EXERCISE:
Copy everything in the listing below word for word, apart from any images.

>> Start

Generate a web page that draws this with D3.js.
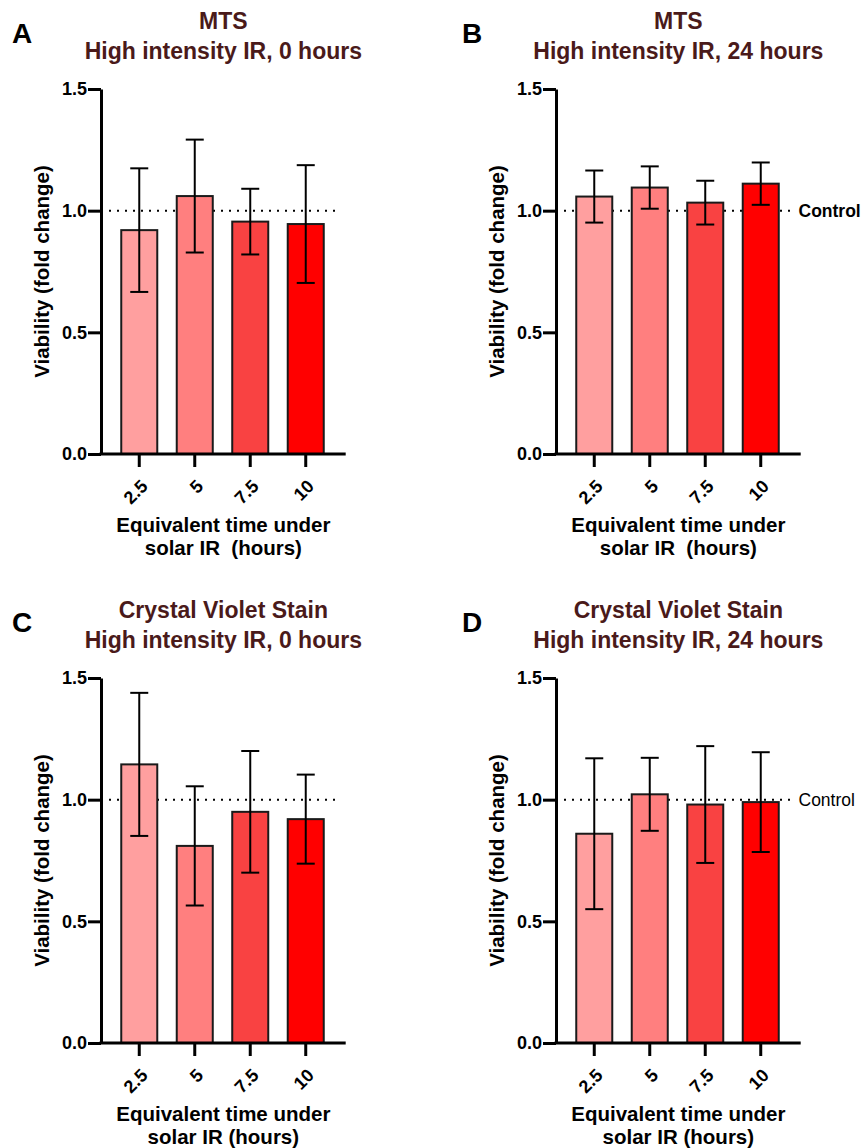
<!DOCTYPE html>
<html>
<head>
<meta charset="utf-8">
<script src="https://cdn.jsdelivr.net/npm/d3@7"></script>
<style>
  body { margin: 0; background: #fff; }
  svg { font-family: "Liberation Sans", Arial, sans-serif; }
  text { white-space: pre; }
</style>
</head>
<body>
<div id="chart"></div>
<script>
"use strict";

// x categories (equivalent hours under solar IR)
var categories = ["2.5", "5", "7.5", "10"];
var barColors = ["#ff9f9f", "#ff7f7f", "#f94242", "#ff0000"];
var yTicks = [0, 0.5, 1.0, 1.5];

// viability means and error (SD) per panel
var meansA = [0.92, 1.06, 0.955, 0.945];
var errA   = [0.254, 0.232, 0.135, 0.242];
var meansB = [1.058, 1.095, 1.033, 1.111];
var errB   = [0.107, 0.087, 0.09, 0.087];
var meansC = [1.145, 0.81, 0.95, 0.92];
var errC   = [0.294, 0.245, 0.25, 0.183];
var meansD = [0.86, 1.022, 0.98, 0.99];
var errD   = [0.31, 0.15, 0.24, 0.205];

var letters = ["A", "B", "C", "D"];
var assays = ["MTS", "MTS", "Crystal Violet Stain", "Crystal Violet Stain"];
var conditions = ["High intensity IR, 0 hours", "High intensity IR, 24 hours",
                  "High intensity IR, 0 hours", "High intensity IR, 24 hours"];
var xTitle1 = "Equivalent time under";
var xTitle2 = ["solar IR  (hours)", "solar IR  (hours)", "solar IR (hours)", "solar IR (hours)"];
var yTitle = "Viability (fold change)";
var controlLabel = [null, "bold", null, "normal"];

var width = 864, height = 1148;

var svg = d3.select("#chart")
  .append("svg")
  .attr("width", width)
  .attr("height", height);

var titleColor = "#4a1a1a";

// panel offsets and letter positions
var offsets = [[0, 0], [455, 0], [0, 589], [455, 589]];
var letterX = [12, 462, 12, 462];

var axisX = 101, axisEnd = 345.7;
var yTop = 89, yBottom = 454;

var y = d3.scaleLinear().domain([0, 1.5]).range([yBottom, yTop]);
var x = d3.scaleBand().domain(categories)
  .range([121.25, 323.75])
  .paddingInner(0.351).paddingOuter(0);

var panels = [
  {means: meansA, err: errA},
  {means: meansB, err: errB},
  {means: meansC, err: errC},
  {means: meansD, err: errD}
];

function styleTicks(sel) {
  sel.attr("font-size", 18)
    .attr("font-weight", "bold")
    .attr("font-family", "Liberation Sans, Arial, sans-serif")
    .attr("fill", "#000");
}

panels.forEach(function(p, k) {
  var ox = offsets[k][0], oy = offsets[k][1];
  var g = svg.append("g").attr("transform", "translate(" + ox + "," + oy + ")");
  var cx = (axisX + axisEnd) / 2;

  // panel letter
  svg.append("text")
    .attr("x", letterX[k])
    .attr("y", oy + 42.5)
    .attr("font-size", 28)
    .attr("font-weight", "bold")
    .attr("fill", "#000")
    .text(letters[k]);

  // titles
  g.append("text")
    .attr("x", cx).attr("y", 28.5)
    .attr("text-anchor", "middle")
    .attr("font-size", 23)
    .attr("font-weight", "bold")
    .attr("fill", titleColor)
    .text(assays[k]);
  g.append("text")
    .attr("x", cx).attr("y", 59)
    .attr("text-anchor", "middle")
    .attr("font-size", 23)
    .attr("font-weight", "bold")
    .attr("fill", titleColor)
    .text(conditions[k]);

  // control reference line
  g.append("line")
    .attr("x1", axisX + 8).attr("x2", axisX + 239)
    .attr("y1", y(1)).attr("y2", y(1))
    .attr("stroke", "#000")
    .attr("stroke-width", 2)
    .attr("stroke-dasharray", "2,6");

  if (controlLabel[k]) {
    g.append("text")
      .attr("x", axisX + 242.5)
      .attr("y", y(1))
      .attr("dy", "0.35em")
      .attr("font-size", 17.5)
      .attr("font-weight", controlLabel[k])
      .text("Control");
  }

  var data = categories.map(function(c, i) {
    return {cat: c, mean: p.means[i], err: p.err[i], color: barColors[i]};
  });

  // bars
  g.selectAll(".bar")
    .data(data)
    .enter()
    .append("rect")
    .attr("class", "bar")
    .attr("x", function(d) { return x(d.cat); })
    .attr("width", x.bandwidth())
    .attr("y", function(d) { return y(d.mean); })
    .attr("height", function(d) { return y(0) - y(d.mean); })
    .attr("fill", function(d) { return d.color; })
    .attr("stroke", "#1a1a1a")
    .attr("stroke-width", 2);

  // error bars
  var eb = g.selectAll(".err")
    .data(data)
    .enter()
    .append("g")
    .attr("class", "err")
    .attr("stroke", "#000")
    .attr("stroke-width", 2);
  eb.append("line")
    .attr("x1", function(d) { return x(d.cat) + x.bandwidth() / 2; })
    .attr("x2", function(d) { return x(d.cat) + x.bandwidth() / 2; })
    .attr("y1", function(d) { return y(d.mean - d.err); })
    .attr("y2", function(d) { return y(d.mean + d.err); });
  [-1, 1].forEach(function(s) {
    eb.append("line")
      .attr("x1", function(d) { return x(d.cat) + x.bandwidth() / 2 - 9; })
      .attr("x2", function(d) { return x(d.cat) + x.bandwidth() / 2 + 9; })
      .attr("y1", function(d) { return y(d.mean + s * d.err); })
      .attr("y2", function(d) { return y(d.mean + s * d.err); });
  });

  // y axis
  var yAxis = g.append("g")
    .attr("transform", "translate(" + axisX + ",0)")
    .call(d3.axisLeft(y).tickValues(yTicks).tickFormat(d3.format(".1f"))
      .tickSize(13).tickSizeOuter(0).tickPadding(1));
  yAxis.select(".domain").attr("stroke-width", 3);
  yAxis.selectAll(".tick line").attr("stroke-width", 3);
  yAxis.selectAll(".tick text").call(styleTicks);

  // x axis
  var xAxis = g.append("g")
    .attr("transform", "translate(0," + yBottom + ")")
    .call(d3.axisBottom(x).tickSize(13).tickSizeOuter(0));
  xAxis.select(".domain").remove();
  xAxis.append("line")
    .attr("x1", axisX - 1.5).attr("x2", axisEnd)
    .attr("stroke", "#000")
    .attr("stroke-width", 3);
  xAxis.selectAll(".tick line").attr("stroke-width", 3);
  xAxis.selectAll(".tick text").call(styleTicks)
    .attr("text-anchor", "end")
    .attr("dy", "0.35em")
    .attr("transform", "translate(5,29) rotate(-45)")
    .attr("y", 0).attr("x", 0);

  // axis titles
  g.append("text")
    .attr("x", cx).attr("y", 531.5)
    .attr("text-anchor", "middle")
    .attr("font-size", 20.5)
    .attr("font-weight", "bold")
    .text(xTitle1);
  g.append("text")
    .attr("x", cx).attr("y", 555)
    .attr("text-anchor", "middle")
    .attr("font-size", 20.5)
    .attr("font-weight", "bold")
    .text(xTitle2[k]);

  g.append("text")
    .attr("transform", "translate(" + (axisX - 52) + "," + ((yTop + yBottom) / 2) + ") rotate(-90)")
    .attr("text-anchor", "middle")
    .attr("font-size", 20.5)
    .attr("font-weight", "bold")
    .text(yTitle);
});
</script>
</body>
</html>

>> End

WRITTEN RESPONSE:
Generate a web page that draws this with D3.js.
<!DOCTYPE html>
<html>
<head>
<meta charset="utf-8">
<script src="https://cdn.jsdelivr.net/npm/d3@7"></script>
<style>
  body { margin: 0; background: #fff; }
  svg { font-family: "Liberation Sans", Arial, sans-serif; }
  text { white-space: pre; }
</style>
</head>
<body>
<div id="chart"></div>
<script>
"use strict";

// x categories (equivalent hours under solar IR)
var categories = ["2.5", "5", "7.5", "10"];
var barColors = ["#ff9f9f", "#ff7f7f", "#f94242", "#ff0000"];
var yTicks = [0, 0.5, 1.0, 1.5];

// viability means and error (SD) per panel
var meansA = [0.92, 1.06, 0.955, 0.945];
var errA   = [0.254, 0.232, 0.135, 0.242];
var meansB = [1.058, 1.095, 1.033, 1.111];
var errB   = [0.107, 0.087, 0.09, 0.087];
var meansC = [1.145, 0.81, 0.95, 0.92];
var errC   = [0.294, 0.245, 0.25, 0.183];
var meansD = [0.86, 1.022, 0.98, 0.99];
var errD   = [0.31, 0.15, 0.24, 0.205];

var letters = ["A", "B", "C", "D"];
var assays = ["MTS", "MTS", "Crystal Violet Stain", "Crystal Violet Stain"];
var conditions = ["High intensity IR, 0 hours", "High intensity IR, 24 hours",
                  "High intensity IR, 0 hours", "High intensity IR, 24 hours"];
var xTitle1 = "Equivalent time under";
var xTitle2 = ["solar IR  (hours)", "solar IR  (hours)", "solar IR (hours)", "solar IR (hours)"];
var yTitle = "Viability (fold change)";
var controlLabel = [null, "bold", null, "normal"];

var width = 864, height = 1148;

var svg = d3.select("#chart")
  .append("svg")
  .attr("width", width)
  .attr("height", height);

var titleColor = "#4a1a1a";

// panel offsets and letter positions
var offsets = [[0, 0], [455, 0], [0, 589], [455, 589]];
var letterX = [12, 462, 12, 462];

var axisX = 101, axisEnd = 345.7;
var yTop = 89, yBottom = 454;

var y = d3.scaleLinear().domain([0, 1.5]).range([yBottom, yTop]);
var x = d3.scaleBand().domain(categories)
  .range([121.25, 323.75])
  .paddingInner(0.351).paddingOuter(0);

var panels = [
  {means: meansA, err: errA},
  {means: meansB, err: errB},
  {means: meansC, err: errC},
  {means: meansD, err: errD}
];

function styleTicks(sel) {
  sel.attr("font-size", 18)
    .attr("font-weight", "bold")
    .attr("font-family", "Liberation Sans, Arial, sans-serif")
    .attr("fill", "#000");
}

panels.forEach(function(p, k) {
  var ox = offsets[k][0], oy = offsets[k][1];
  var g = svg.append("g").attr("transform", "translate(" + ox + "," + oy + ")");
  var cx = (axisX + axisEnd) / 2;

  // panel letter
  svg.append("text")
    .attr("x", letterX[k])
    .attr("y", oy + 42.5)
    .attr("font-size", 28)
    .attr("font-weight", "bold")
    .attr("fill", "#000")
    .text(letters[k]);

  // titles
  g.append("text")
    .attr("x", cx).attr("y", 28.5)
    .attr("text-anchor", "middle")
    .attr("font-size", 23)
    .attr("font-weight", "bold")
    .attr("fill", titleColor)
    .text(assays[k]);
  g.append("text")
    .attr("x", cx).attr("y", 59)
    .attr("text-anchor", "middle")
    .attr("font-size", 23)
    .attr("font-weight", "bold")
    .attr("fill", titleColor)
    .text(conditions[k]);

  // control reference line
  g.append("line")
    .attr("x1", axisX + 8).attr("x2", axisX + 239)
    .attr("y1", y(1)).attr("y2", y(1))
    .attr("stroke", "#000")
    .attr("stroke-width", 2)
    .attr("stroke-dasharray", "2,6");

  if (controlLabel[k]) {
    g.append("text")
      .attr("x", axisX + 242.5)
      .attr("y", y(1))
      .attr("dy", "0.35em")
      .attr("font-size", 17.5)
      .attr("font-weight", controlLabel[k])
      .text("Control");
  }

  var data = categories.map(function(c, i) {
    return {cat: c, mean: p.means[i], err: p.err[i], color: barColors[i]};
  });

  // bars
  g.selectAll(".bar")
    .data(data)
    .enter()
    .append("rect")
    .attr("class", "bar")
    .attr("x", function(d) { return x(d.cat); })
    .attr("width", x.bandwidth())
    .attr("y", function(d) { return y(d.mean); })
    .attr("height", function(d) { return y(0) - y(d.mean); })
    .attr("fill", function(d) { return d.color; })
    .attr("stroke", "#1a1a1a")
    .attr("stroke-width", 2);

  // error bars
  var eb = g.selectAll(".err")
    .data(data)
    .enter()
    .append("g")
    .attr("class", "err")
    .attr("stroke", "#000")
    .attr("stroke-width", 2);
  eb.append("line")
    .attr("x1", function(d) { return x(d.cat) + x.bandwidth() / 2; })
    .attr("x2", function(d) { return x(d.cat) + x.bandwidth() / 2; })
    .attr("y1", function(d) { return y(d.mean - d.err); })
    .attr("y2", function(d) { return y(d.mean + d.err); });
  [-1, 1].forEach(function(s) {
    eb.append("line")
      .attr("x1", function(d) { return x(d.cat) + x.bandwidth() / 2 - 9; })
      .attr("x2", function(d) { return x(d.cat) + x.bandwidth() / 2 + 9; })
      .attr("y1", function(d) { return y(d.mean + s * d.err); })
      .attr("y2", function(d) { return y(d.mean + s * d.err); });
  });

  // y axis
  var yAxis = g.append("g")
    .attr("transform", "translate(" + axisX + ",0)")
    .call(d3.axisLeft(y).tickValues(yTicks).tickFormat(d3.format(".1f"))
      .tickSize(13).tickSizeOuter(0).tickPadding(1));
  yAxis.select(".domain").attr("stroke-width", 3);
  yAxis.selectAll(".tick line").attr("stroke-width", 3);
  yAxis.selectAll(".tick text").call(styleTicks);

  // x axis
  var xAxis = g.append("g")
    .attr("transform", "translate(0," + yBottom + ")")
    .call(d3.axisBottom(x).tickSize(13).tickSizeOuter(0));
  xAxis.select(".domain").remove();
  xAxis.append("line")
    .attr("x1", axisX - 1.5).attr("x2", axisEnd)
    .attr("stroke", "#000")
    .attr("stroke-width", 3);
  xAxis.selectAll(".tick line").attr("stroke-width", 3);
  xAxis.selectAll(".tick text").call(styleTicks)
    .attr("text-anchor", "end")
    .attr("dy", "0.35em")
    .attr("transform", "translate(5,29) rotate(-45)")
    .attr("y", 0).attr("x", 0);

  // axis titles
  g.append("text")
    .attr("x", cx).attr("y", 531.5)
    .attr("text-anchor", "middle")
    .attr("font-size", 20.5)
    .attr("font-weight", "bold")
    .text(xTitle1);
  g.append("text")
    .attr("x", cx).attr("y", 555)
    .attr("text-anchor", "middle")
    .attr("font-size", 20.5)
    .attr("font-weight", "bold")
    .text(xTitle2[k]);

  g.append("text")
    .attr("transform", "translate(" + (axisX - 52) + "," + ((yTop + yBottom) / 2) + ") rotate(-90)")
    .attr("text-anchor", "middle")
    .attr("font-size", 20.5)
    .attr("font-weight", "bold")
    .text(yTitle);
});
</script>
</body>
</html>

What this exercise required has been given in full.